Türkiye'nin hem müttefikleri hem de komşuları açısından önemi de buradadır. Ortadoğu denkleminde hükümetlerin yanına globalizm sonucu yeni bir unsur daha da eklenmiştir. O da seçmendir, kamuoyudur, kamuoyu vicdanıdır. Bölgemizde demokrasi olacaksa, seçmen de olacaktır. Türkiye, bölgesinde imrenilen ve kıskanılan, batıdan bakıldığında ise zaman zaman haksız yere eleştirilen demokrasisini 200 yılı aşkın bir süredir inşa etmektedir. Kuşkusuz, Ortadoğu'da seçmenin oyunu sağduyu, kalkınma, barış ve uzlaşma yönünde kullanması başlıca hedeftir. Ancak bu hedefe ulaşmak için de sabır gereklidir.
Bu tabloda pasif kalmış, sesi duyulmayan ya da sesi gürültü içinde kaybolmuş, bölge halkları nezdinde itibar kaybetmiş Türkiye'nin ne müttefiklerine ne de komşularına bir hayrı vardır. Bugün itibariyle de böyle bir Türkiye ne mümkündür, ne de böyle bir talep mantıklıdır. Barış ve uzlaşmadan adalet ve kalkınmadan yana taraf olmamız, ittifak ilişkilerimizle bir çelişki yaratmamaktadır. Eğer bu çabalarımız sonuç alırsa, bundan sadece insanlık, barış ve uygarlıkların birliği yolunda memnuniyet duyarız. Çabamız karşılık görmezse de vicdanen görevimizi yapmanın huzuru içinde olur ve durumun gereğini yerine getiririz. Durum bu kadar nettir. Türkiye gerekirse barış güvercini uçurmak, gerekirse de demir yumruğunu göstermek imkanlarına sahiptir.

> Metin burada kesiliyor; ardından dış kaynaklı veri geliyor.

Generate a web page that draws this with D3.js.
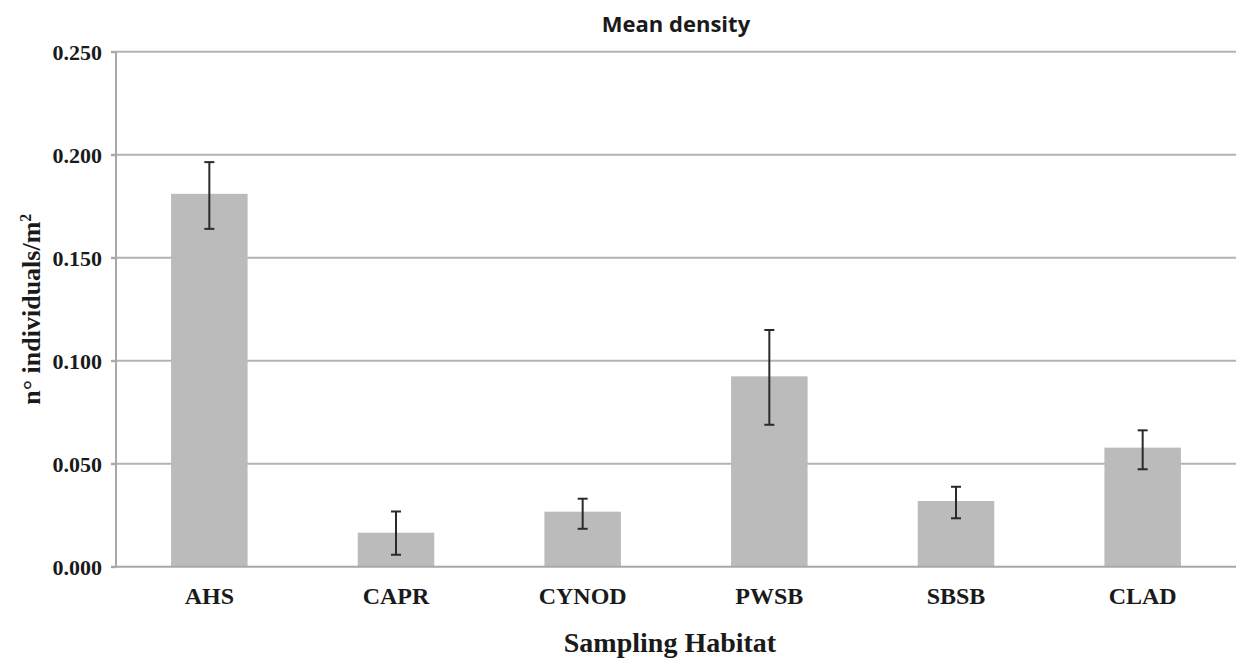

Ortadoğu'da en pahalı ve en değerli olan şey, zamandır. Ortadoğu'da on yıllardır süren kan ve gözyaşının bir gecede ya da bir temas ya da telkinle sona ermeyeceğini bilecek tecrübeye sahibiz. Ortadoğu'da kolay çözümler, bedeli ödenmeden değişimler hayal etmeyecek kadar da gerçekçiyiz. Türkiye'nin bölgedeki tecrübesi, Ortadoğu'nun şu an her zamankinden daha kaygan ve yanıltıcı olduğunu göstermektedir. Ortadoğu'yu değerlendirirken parametrelerin bir anda geçersiz kalması ihtimali, yani hata yapılması ihtimali artmıştır. Dinleyenlere bu konudaki tecrübelerimizi anlattık, anlatmaya devam ediyoruz. Bölgede son 10 yıl, neyin mümkün olup olmadığını gösteren çok acı derslerle doludur. Türkiye, Ortadoğu'da sağlam, gerçekçi, akılcı ve kalıcı bir müttefik ihtiyacı olanlar için dimdik ayaktadır. Türkiye bu bölgededir, bu bölge ile Batılı çağdaş değerlerin ve Avrupa Birliği ülküsünün birleşimindedir.
Türkiye'nin üyeliği ile AB'nin İran, Suriye ve Irak gibi ülkelere komşu olma ihtimali, bir kabus senaryosu olarak anlatıldığını biliyoruz. Ancak bu iddia yanlıştır. Tam aksine Türkiye'nin üyeliği bu ülkelere de ışık olacaktır, bölgesel değişimi hızlandıracaktır. Bu senaryo kabusun değil kalkınmanın, barış, huzur ve demokrasinin senaryosudur. Türkiye coğrafyasının bilincindedir. Bizim toplanıp gidecek başka bir yerimiz yok. Biz önce de buradaydık, sonra da burada olmayı sürdüreceğiz. Türkiye'yi Batı için değerli kılan sebeplerin başında bu coğrafi özelliği ve uzlaştırma, barıştırma potansiyeli gelmektedir.